Following the receipt of the King’s letter on 13 November 1536, negotiations opened between Robert Aske and the Duke of Norfolk who repeated the promise of pardon to all who participated in the rebellion before agreeing that a parliament would be held in York to settle all grievances. He then presented Aske with the King’s invitation to spend Christmas with him and the Royal Court at Greenwich Palace. Flattered and no doubt a little in awe, he readily agreed. 
 
During his brief stay in London Robert Aske was wined, dined, pampered and praised for both his sincerity and his resolve. He even received gifts from his host. In return he swore unswerving loyalty to the person of His Majesty the King. Aske returned north convinced of the King’s good grace and understanding. He reassured his followers that all would be well and that they could return home confident England would once again embrace the old ways. 
 
In February 1537, a rebellion similar to that in Yorkshire and led by Sir Francis Bigod erupted in Cumberland and elsewhere in the north-west. They petitioned Aske for support but instead received a letter urging restraint: 
 
“Neighbours, I do much marvel that you would assemble yourselves with Bigod seeing how earnestly the King’s Highness extended general pardon to all in this north. I hear you were forced to assemble by his threats and menaces, I shall declare this to the King, and fear not but that you will have his Grace’s pardon notwithstanding.” 
 
Without Aske’s support Bigod’s insurrection in Cumberland was easily crushed and the repression that followed harsh regardless of promises made to the contrary; a lesson that seems to have been lost on Aske for when soon after he was invited once again to visit London he agreed; whether he did so with trepidation we do not know but it seems in hindsight to have been not just reckless but foolish to have done so. Seized upon his arrival he was taken to the Tower of London to await trial charged of treason. 
The outcome of the trial was never in doubt and Aske knew it but whereas he could make his peace with God and reconcile himself to his own demise the means by which it was to be carried out filled him with dread. He wrote to the King begging to be spared the punishment reserved for traitors of being hung, drawn, and quartered. Henry, disturbed perhaps by his own duplicity relented but the means of execution devised in its stead was no less harsh. 
 
Robert Aske was returned to York where on 12 July 1537, dressed in rags he was tightly bound in chains and hanged from a scaffold on Clifford’s Tower where he was left to die an agonising death. 
 
Having used the time bought in negotiations with the rebels to build up his own forces the King would now show no mercy.
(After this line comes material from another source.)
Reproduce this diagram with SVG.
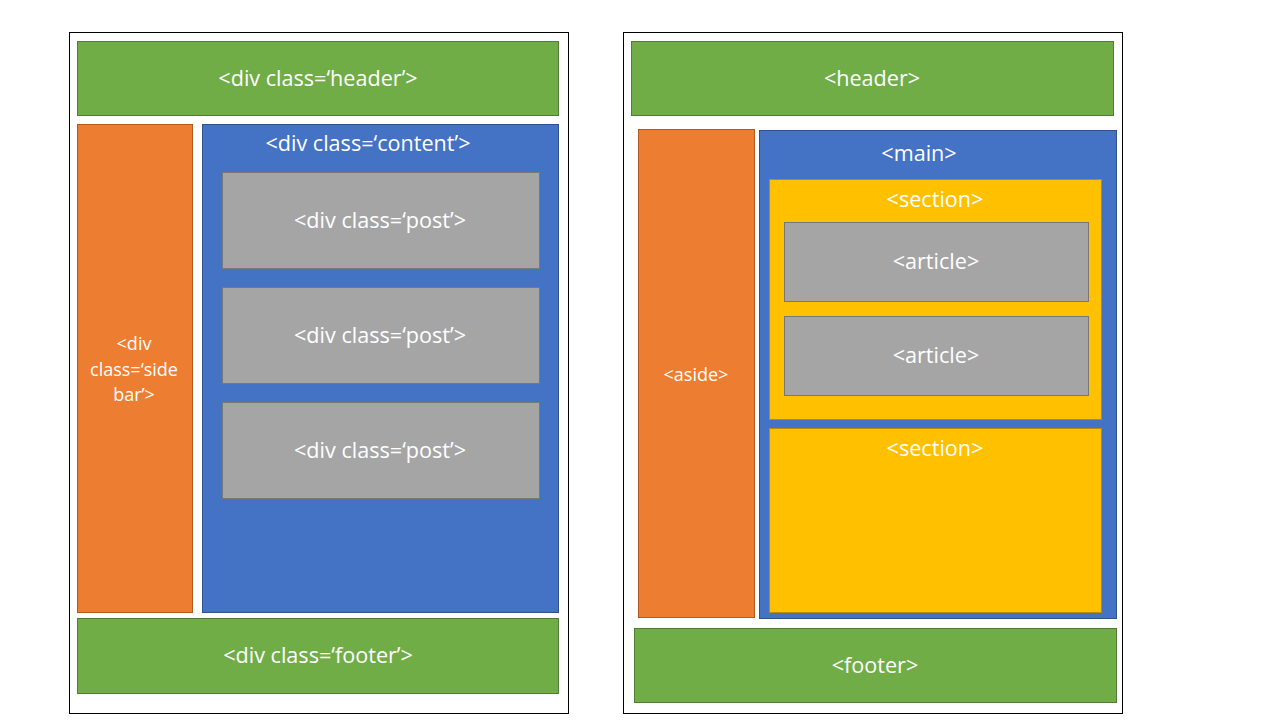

He wrote to the Duke of Norfolk: 
 
“Our pleasure is that dreadful execution be done on a good number of the inhabitants of every town, village, and hamlet that have offended in this rebellion, as well as by the hanging of them up on trees as by the quartering of them, and the setting of their heads and quarters in every town great and small as there may be as a fearful spectacle to all others thereafter that may practice any like matter, which we require you to do without pity or respect.” 
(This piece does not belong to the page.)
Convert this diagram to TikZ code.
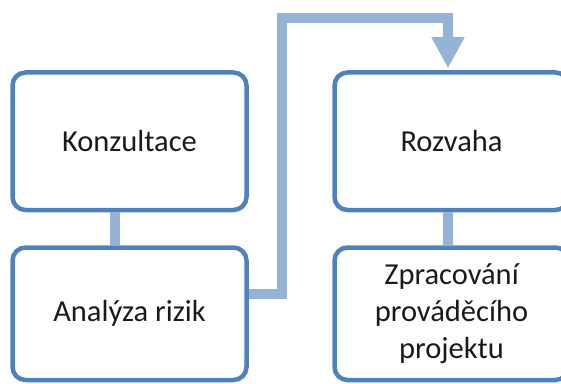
\documentclass[tikz,border=0pt]{standalone}
\usepackage{fontspec}
\setmainfont{Carlito}
\usetikzlibrary{arrows.meta}
\definecolor{boxblue}{HTML}{4F81BD}
\definecolor{linkblue}{HTML}{95B3D7}
\definecolor{ink}{HTML}{1A1A1A}
\tikzset{
  stepbox/.style={draw=boxblue, line width=4.5pt, rounded corners=13pt,
    fill=white, text=ink, align=center, inner sep=0pt,
    font=\fontsize{30.5}{36.6}\selectfont},
  link/.style={draw=linkblue, line width=10pt, line join=miter},
}
\begin{document}
\begin{tikzpicture}[x=1pt,y=1pt]
  \useasboundingbox (0,0) rectangle (561,383);

  % process steps
  \node[stepbox, minimum width=234pt, minimum height=137.5pt] (konz) at (129.5,241.75) {Konzultace};
  \node[stepbox, minimum width=234pt, minimum height=132.5pt] (anal) at (129.5,69.25) {Analýza rizik};
  \node[stepbox, minimum width=234pt, minimum height=137.5pt] (roz)  at (451.5,241.75) {Rozvaha};
  \node[stepbox, minimum width=234pt, minimum height=132.5pt] (zpr)  at (451.5,69.25) {Zpracování\\prováděcího\\projektu};

  % guide points for the connectors
  \coordinate (cL) at (115,0);
  \coordinate (cR) at (448,0);
  \coordinate (jog) at (282,89);
  \coordinate (over) at (448,365);

  % links within each column
  \draw[link] (konz.south -| cL) -- (anal.north -| cL);
  \draw[link] (roz.south -| cR) -- (zpr.north -| cR);

  % link from the left column over to the right one
  \draw[link, shorten >=2pt, -{Triangle[width=31pt,length=31pt]}]
    (anal.east |- jog) -- (jog) |- (over) -- (roz.north -| over);
\end{tikzpicture}
\end{document}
The Duke of Norfolk followed the King’s instructions to the letter and although exact figures of those who fell victim to the King’s vengeance remains unknown (in Bigod’s much smaller rebellion 216 people are recorded to have been executed) gibbets littered the Yorkshire landscape for many months to come. 
 
Henry VIII’s brutal response to the Pilgrimage of Grace resulted from the threat it posed to his power and the Tudor Dynasty so established rather than from any religious conviction on his part. This would change when Henry died on 28 January 1547, to be succeeded by his nine-year-old son Edward VI, a devout Protestant under whom the Reformation would continue apace and become so firmly entrenched that even during the brief reign of his Catholic half- sister Mary little could be done to reverse it.